In many families the given names of members are repeated for many generations, Alexander Thompson is no exception. William Thompson was living in Kittery when he died at 43 years of age in 1676. George Ernst wrote that William’s younger children, one being Alexander (1671-1720), were left to the Selectmen of Kittery to provide for. Ernst speculates the children went to various families and their names may have became that of their foster parents, confusing a clear genealogy. None-the-less, we see that the above Alexander had two sons, referred to in the above noted deed as Isaac and Abraham.

We are unclear as to the progression of who owned exactly what but have begun to unravel a web of information that inspires us to look farther.

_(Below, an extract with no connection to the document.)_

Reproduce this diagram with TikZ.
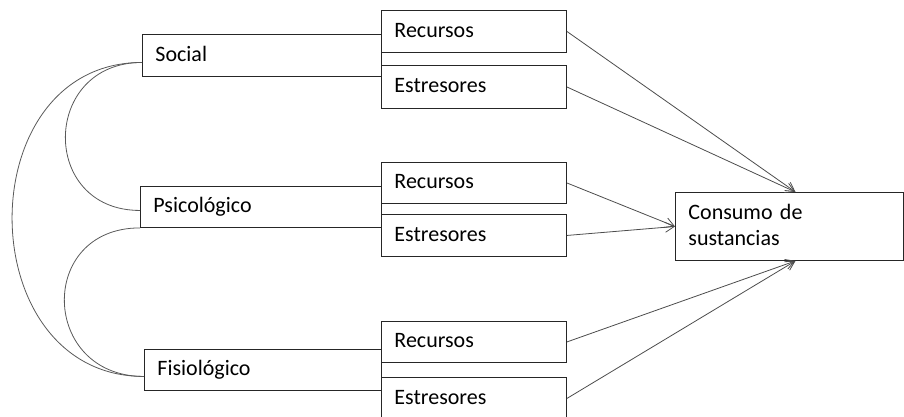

Ron is quite sure there were Abrams as well as Abrahams in this area though a survey report done for Land For Maine’s Future by Titcomb Associates refers to Abraham as “aka Abram.”

We have found at least three recorded tracts of land owned by Thomson family members on the North side of Mount Agamenticus.

 

Map of York, Maine Outer Commons
  1. York County Registry of Deeds, Book 43, Page 182, February 28, 1775

Joseph Linscot to Joseph and Curtis Thompson for about 55 acres, 13 acres and one

third of an acre.

2. York County Registry of Deeds, Book 42, Page 110, August 1, 1772

James Junkins to Alexander Thompson containing eight shares of lot one in the fourth

range.

3. York County Registry of Deeds, Book 58, Page 30A, November 29, 1781

James Junkins sells remaining shares of lot one in the fourth range to Alexander Thompson.

The plan of the Outer Commons copied by Angevine Gowen from Daniel Sewall, W. Junkins Survey Map of 1874 and a York Town Map are included as attachments to this document.

It may be of interest for the reader to notice the contrast of the rectilinear format of the division of the Outer Commons versus the wandering boundaries in the Junkins Survey.